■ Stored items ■
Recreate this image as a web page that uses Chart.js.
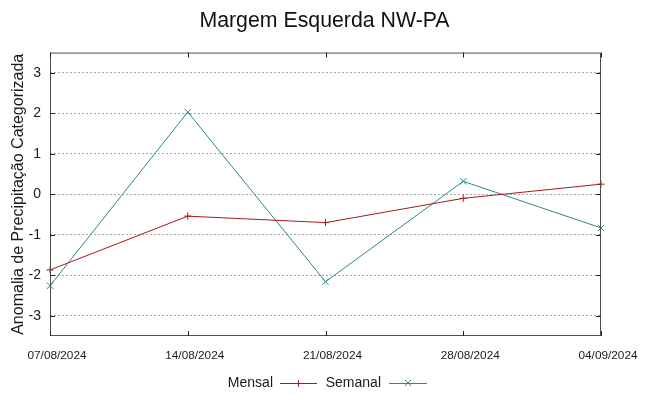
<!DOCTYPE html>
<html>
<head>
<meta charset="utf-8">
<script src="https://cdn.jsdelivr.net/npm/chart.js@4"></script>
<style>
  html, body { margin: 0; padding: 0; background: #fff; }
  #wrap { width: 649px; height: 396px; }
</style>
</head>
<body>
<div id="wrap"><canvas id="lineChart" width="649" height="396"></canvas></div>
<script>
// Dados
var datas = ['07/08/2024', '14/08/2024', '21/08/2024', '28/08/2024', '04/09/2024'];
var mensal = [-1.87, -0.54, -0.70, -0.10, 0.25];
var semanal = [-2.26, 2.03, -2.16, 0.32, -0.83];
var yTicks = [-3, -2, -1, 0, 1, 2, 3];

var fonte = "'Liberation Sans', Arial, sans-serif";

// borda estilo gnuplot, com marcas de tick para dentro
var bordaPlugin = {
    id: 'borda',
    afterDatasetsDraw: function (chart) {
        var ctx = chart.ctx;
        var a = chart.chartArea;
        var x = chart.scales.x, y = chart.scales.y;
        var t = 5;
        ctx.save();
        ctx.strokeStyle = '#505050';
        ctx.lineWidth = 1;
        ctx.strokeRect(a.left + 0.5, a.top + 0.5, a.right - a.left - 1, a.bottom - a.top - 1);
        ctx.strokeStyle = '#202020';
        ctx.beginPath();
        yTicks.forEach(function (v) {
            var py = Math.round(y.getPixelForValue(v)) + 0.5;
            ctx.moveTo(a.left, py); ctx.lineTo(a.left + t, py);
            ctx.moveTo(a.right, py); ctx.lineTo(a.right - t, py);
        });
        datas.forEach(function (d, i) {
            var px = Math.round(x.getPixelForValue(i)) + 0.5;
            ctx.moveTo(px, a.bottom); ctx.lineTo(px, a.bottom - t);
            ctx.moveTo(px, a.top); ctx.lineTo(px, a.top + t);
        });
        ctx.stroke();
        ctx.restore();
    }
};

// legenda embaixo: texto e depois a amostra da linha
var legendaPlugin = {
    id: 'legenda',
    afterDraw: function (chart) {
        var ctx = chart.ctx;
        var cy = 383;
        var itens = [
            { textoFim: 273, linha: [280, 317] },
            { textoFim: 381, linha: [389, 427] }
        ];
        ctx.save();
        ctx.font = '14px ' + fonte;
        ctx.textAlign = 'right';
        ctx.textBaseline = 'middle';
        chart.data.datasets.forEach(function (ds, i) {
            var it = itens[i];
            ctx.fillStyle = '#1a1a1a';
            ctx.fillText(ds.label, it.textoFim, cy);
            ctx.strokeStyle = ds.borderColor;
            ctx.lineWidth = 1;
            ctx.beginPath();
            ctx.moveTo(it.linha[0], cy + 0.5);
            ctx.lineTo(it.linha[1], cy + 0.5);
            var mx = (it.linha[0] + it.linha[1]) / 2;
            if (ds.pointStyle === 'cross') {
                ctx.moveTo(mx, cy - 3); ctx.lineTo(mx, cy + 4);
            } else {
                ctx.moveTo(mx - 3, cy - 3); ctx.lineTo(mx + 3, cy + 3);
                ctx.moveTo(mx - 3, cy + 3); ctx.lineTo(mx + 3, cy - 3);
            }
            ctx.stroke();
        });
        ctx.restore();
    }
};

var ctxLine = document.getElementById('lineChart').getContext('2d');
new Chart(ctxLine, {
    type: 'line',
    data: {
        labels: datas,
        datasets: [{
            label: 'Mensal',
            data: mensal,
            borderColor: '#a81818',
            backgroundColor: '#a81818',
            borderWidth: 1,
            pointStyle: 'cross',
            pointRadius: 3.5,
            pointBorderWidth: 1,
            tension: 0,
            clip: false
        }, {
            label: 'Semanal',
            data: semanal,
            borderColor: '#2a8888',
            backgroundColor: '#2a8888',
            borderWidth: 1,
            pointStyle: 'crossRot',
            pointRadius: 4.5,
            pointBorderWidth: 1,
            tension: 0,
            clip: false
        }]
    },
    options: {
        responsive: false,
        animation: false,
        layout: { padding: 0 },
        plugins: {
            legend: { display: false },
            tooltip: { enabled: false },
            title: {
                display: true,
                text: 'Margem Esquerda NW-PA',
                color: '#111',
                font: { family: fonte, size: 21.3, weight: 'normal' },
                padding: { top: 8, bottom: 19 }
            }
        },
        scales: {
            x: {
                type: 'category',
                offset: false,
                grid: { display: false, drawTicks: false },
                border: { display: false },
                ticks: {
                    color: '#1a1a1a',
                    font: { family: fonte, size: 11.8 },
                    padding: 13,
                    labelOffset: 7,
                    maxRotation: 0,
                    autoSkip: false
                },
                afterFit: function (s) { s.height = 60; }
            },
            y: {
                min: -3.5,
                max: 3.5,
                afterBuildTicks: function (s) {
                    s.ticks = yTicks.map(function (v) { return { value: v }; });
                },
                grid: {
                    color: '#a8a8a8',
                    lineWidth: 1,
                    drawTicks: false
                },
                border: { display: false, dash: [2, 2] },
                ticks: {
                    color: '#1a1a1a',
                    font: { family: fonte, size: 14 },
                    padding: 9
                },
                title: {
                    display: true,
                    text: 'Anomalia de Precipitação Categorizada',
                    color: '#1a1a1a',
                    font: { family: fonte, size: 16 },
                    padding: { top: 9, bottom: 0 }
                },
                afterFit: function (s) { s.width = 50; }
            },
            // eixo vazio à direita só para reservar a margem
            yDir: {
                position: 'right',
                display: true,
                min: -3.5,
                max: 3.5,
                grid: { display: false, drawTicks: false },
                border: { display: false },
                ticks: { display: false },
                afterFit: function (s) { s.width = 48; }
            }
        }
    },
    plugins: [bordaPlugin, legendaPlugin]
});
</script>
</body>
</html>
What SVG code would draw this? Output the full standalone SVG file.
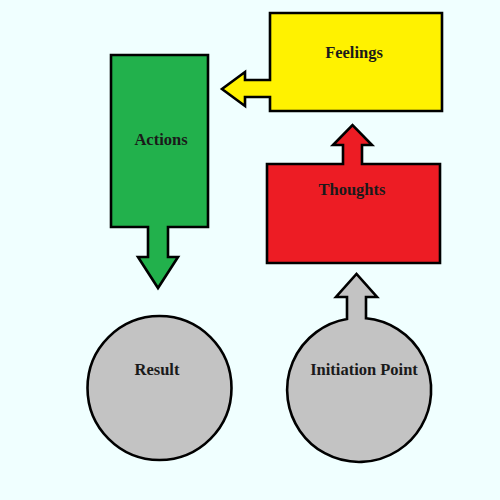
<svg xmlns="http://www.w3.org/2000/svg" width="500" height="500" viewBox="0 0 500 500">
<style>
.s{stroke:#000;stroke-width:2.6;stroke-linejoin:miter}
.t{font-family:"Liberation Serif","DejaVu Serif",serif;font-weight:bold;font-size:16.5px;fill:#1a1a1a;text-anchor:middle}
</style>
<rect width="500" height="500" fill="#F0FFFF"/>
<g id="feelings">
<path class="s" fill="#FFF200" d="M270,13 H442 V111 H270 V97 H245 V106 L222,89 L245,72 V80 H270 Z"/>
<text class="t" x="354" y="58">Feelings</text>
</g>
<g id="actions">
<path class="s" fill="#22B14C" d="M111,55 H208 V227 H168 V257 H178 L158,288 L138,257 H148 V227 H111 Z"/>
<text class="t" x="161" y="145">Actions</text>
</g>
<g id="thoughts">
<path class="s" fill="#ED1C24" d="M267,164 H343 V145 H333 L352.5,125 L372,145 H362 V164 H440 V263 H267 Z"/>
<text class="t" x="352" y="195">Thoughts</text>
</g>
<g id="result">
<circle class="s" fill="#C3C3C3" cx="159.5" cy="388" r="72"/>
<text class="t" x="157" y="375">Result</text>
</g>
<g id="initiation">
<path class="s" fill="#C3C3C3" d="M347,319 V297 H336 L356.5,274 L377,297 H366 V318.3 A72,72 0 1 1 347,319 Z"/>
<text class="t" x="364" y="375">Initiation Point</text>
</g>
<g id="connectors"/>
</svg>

■ WHAT IS NEEDED ■
The pictures in the entries should be left out; output everything else exactly.

■ EXERCISE OUTPUT ■
Recreate this image as a web page that uses Chart.js.
<!DOCTYPE html>
<html>
<head>
<meta charset="utf-8">
<script src="https://cdn.jsdelivr.net/npm/chart.js@4"></script>
<style>
  html, body { margin: 0; padding: 0; background: #fff; }
  #wrap { width: 649px; height: 396px; }
</style>
</head>
<body>
<div id="wrap"><canvas id="lineChart" width="649" height="396"></canvas></div>
<script>
// Dados
var datas = ['07/08/2024', '14/08/2024', '21/08/2024', '28/08/2024', '04/09/2024'];
var mensal = [-1.87, -0.54, -0.70, -0.10, 0.25];
var semanal = [-2.26, 2.03, -2.16, 0.32, -0.83];
var yTicks = [-3, -2, -1, 0, 1, 2, 3];

var fonte = "'Liberation Sans', Arial, sans-serif";

// borda estilo gnuplot, com marcas de tick para dentro
var bordaPlugin = {
    id: 'borda',
    afterDatasetsDraw: function (chart) {
        var ctx = chart.ctx;
        var a = chart.chartArea;
        var x = chart.scales.x, y = chart.scales.y;
        var t = 5;
        ctx.save();
        ctx.strokeStyle = '#505050';
        ctx.lineWidth = 1;
        ctx.strokeRect(a.left + 0.5, a.top + 0.5, a.right - a.left - 1, a.bottom - a.top - 1);
        ctx.strokeStyle = '#202020';
        ctx.beginPath();
        yTicks.forEach(function (v) {
            var py = Math.round(y.getPixelForValue(v)) + 0.5;
            ctx.moveTo(a.left, py); ctx.lineTo(a.left + t, py);
            ctx.moveTo(a.right, py); ctx.lineTo(a.right - t, py);
        });
        datas.forEach(function (d, i) {
            var px = Math.round(x.getPixelForValue(i)) + 0.5;
            ctx.moveTo(px, a.bottom); ctx.lineTo(px, a.bottom - t);
            ctx.moveTo(px, a.top); ctx.lineTo(px, a.top + t);
        });
        ctx.stroke();
        ctx.restore();
    }
};

// legenda embaixo: texto e depois a amostra da linha
var legendaPlugin = {
    id: 'legenda',
    afterDraw: function (chart) {
        var ctx = chart.ctx;
        var cy = 383;
        var itens = [
            { textoFim: 273, linha: [280, 317] },
            { textoFim: 381, linha: [389, 427] }
        ];
        ctx.save();
        ctx.font = '14px ' + fonte;
        ctx.textAlign = 'right';
        ctx.textBaseline = 'middle';
        chart.data.datasets.forEach(function (ds, i) {
            var it = itens[i];
            ctx.fillStyle = '#1a1a1a';
            ctx.fillText(ds.label, it.textoFim, cy);
            ctx.strokeStyle = ds.borderColor;
            ctx.lineWidth = 1;
            ctx.beginPath();
            ctx.moveTo(it.linha[0], cy + 0.5);
            ctx.lineTo(it.linha[1], cy + 0.5);
            var mx = (it.linha[0] + it.linha[1]) / 2;
            if (ds.pointStyle === 'cross') {
                ctx.moveTo(mx, cy - 3); ctx.lineTo(mx, cy + 4);
            } else {
                ctx.moveTo(mx - 3, cy - 3); ctx.lineTo(mx + 3, cy + 3);
                ctx.moveTo(mx - 3, cy + 3); ctx.lineTo(mx + 3, cy - 3);
            }
            ctx.stroke();
        });
        ctx.restore();
    }
};

var ctxLine = document.getElementById('lineChart').getContext('2d');
new Chart(ctxLine, {
    type: 'line',
    data: {
        labels: datas,
        datasets: [{
            label: 'Mensal',
            data: mensal,
            borderColor: '#a81818',
            backgroundColor: '#a81818',
            borderWidth: 1,
            pointStyle: 'cross',
            pointRadius: 3.5,
            pointBorderWidth: 1,
            tension: 0,
            clip: false
        }, {
            label: 'Semanal',
            data: semanal,
            borderColor: '#2a8888',
            backgroundColor: '#2a8888',
            borderWidth: 1,
            pointStyle: 'crossRot',
            pointRadius: 4.5,
            pointBorderWidth: 1,
            tension: 0,
            clip: false
        }]
    },
    options: {
        responsive: false,
        animation: false,
        layout: { padding: 0 },
        plugins: {
            legend: { display: false },
            tooltip: { enabled: false },
            title: {
                display: true,
                text: 'Margem Esquerda NW-PA',
                color: '#111',
                font: { family: fonte, size: 21.3, weight: 'normal' },
                padding: { top: 8, bottom: 19 }
            }
        },
        scales: {
            x: {
                type: 'category',
                offset: false,
                grid: { display: false, drawTicks: false },
                border: { display: false },
                ticks: {
                    color: '#1a1a1a',
                    font: { family: fonte, size: 11.8 },
                    padding: 13,
                    labelOffset: 7,
                    maxRotation: 0,
                    autoSkip: false
                },
                afterFit: function (s) { s.height = 60; }
            },
            y: {
                min: -3.5,
                max: 3.5,
                afterBuildTicks: function (s) {
                    s.ticks = yTicks.map(function (v) { return { value: v }; });
                },
                grid: {
                    color: '#a8a8a8',
                    lineWidth: 1,
                    drawTicks: false
                },
                border: { display: false, dash: [2, 2] },
                ticks: {
                    color: '#1a1a1a',
                    font: { family: fonte, size: 14 },
                    padding: 9
                },
                title: {
                    display: true,
                    text: 'Anomalia de Precipitação Categorizada',
                    color: '#1a1a1a',
                    font: { family: fonte, size: 16 },
                    padding: { top: 9, bottom: 0 }
                },
                afterFit: function (s) { s.width = 50; }
            },
            // eixo vazio à direita só para reservar a margem
            yDir: {
                position: 'right',
                display: true,
                min: -3.5,
                max: 3.5,
                grid: { display: false, drawTicks: false },
                border: { display: false },
                ticks: { display: false },
                afterFit: function (s) { s.width = 48; }
            }
        }
    },
    plugins: [bordaPlugin, legendaPlugin]
});
</script>
</body>
</html>
What SVG code would draw this? Output the full standalone SVG file.
<svg xmlns="http://www.w3.org/2000/svg" width="500" height="500" viewBox="0 0 500 500">
<style>
.s{stroke:#000;stroke-width:2.6;stroke-linejoin:miter}
.t{font-family:"Liberation Serif","DejaVu Serif",serif;font-weight:bold;font-size:16.5px;fill:#1a1a1a;text-anchor:middle}
</style>
<rect width="500" height="500" fill="#F0FFFF"/>
<g id="feelings">
<path class="s" fill="#FFF200" d="M270,13 H442 V111 H270 V97 H245 V106 L222,89 L245,72 V80 H270 Z"/>
<text class="t" x="354" y="58">Feelings</text>
</g>
<g id="actions">
<path class="s" fill="#22B14C" d="M111,55 H208 V227 H168 V257 H178 L158,288 L138,257 H148 V227 H111 Z"/>
<text class="t" x="161" y="145">Actions</text>
</g>
<g id="thoughts">
<path class="s" fill="#ED1C24" d="M267,164 H343 V145 H333 L352.5,125 L372,145 H362 V164 H440 V263 H267 Z"/>
<text class="t" x="352" y="195">Thoughts</text>
</g>
<g id="result">
<circle class="s" fill="#C3C3C3" cx="159.5" cy="388" r="72"/>
<text class="t" x="157" y="375">Result</text>
</g>
<g id="initiation">
<path class="s" fill="#C3C3C3" d="M347,319 V297 H336 L356.5,274 L377,297 H366 V318.3 A72,72 0 1 1 347,319 Z"/>
<text class="t" x="364" y="375">Initiation Point</text>
</g>
<g id="connectors"/>
</svg>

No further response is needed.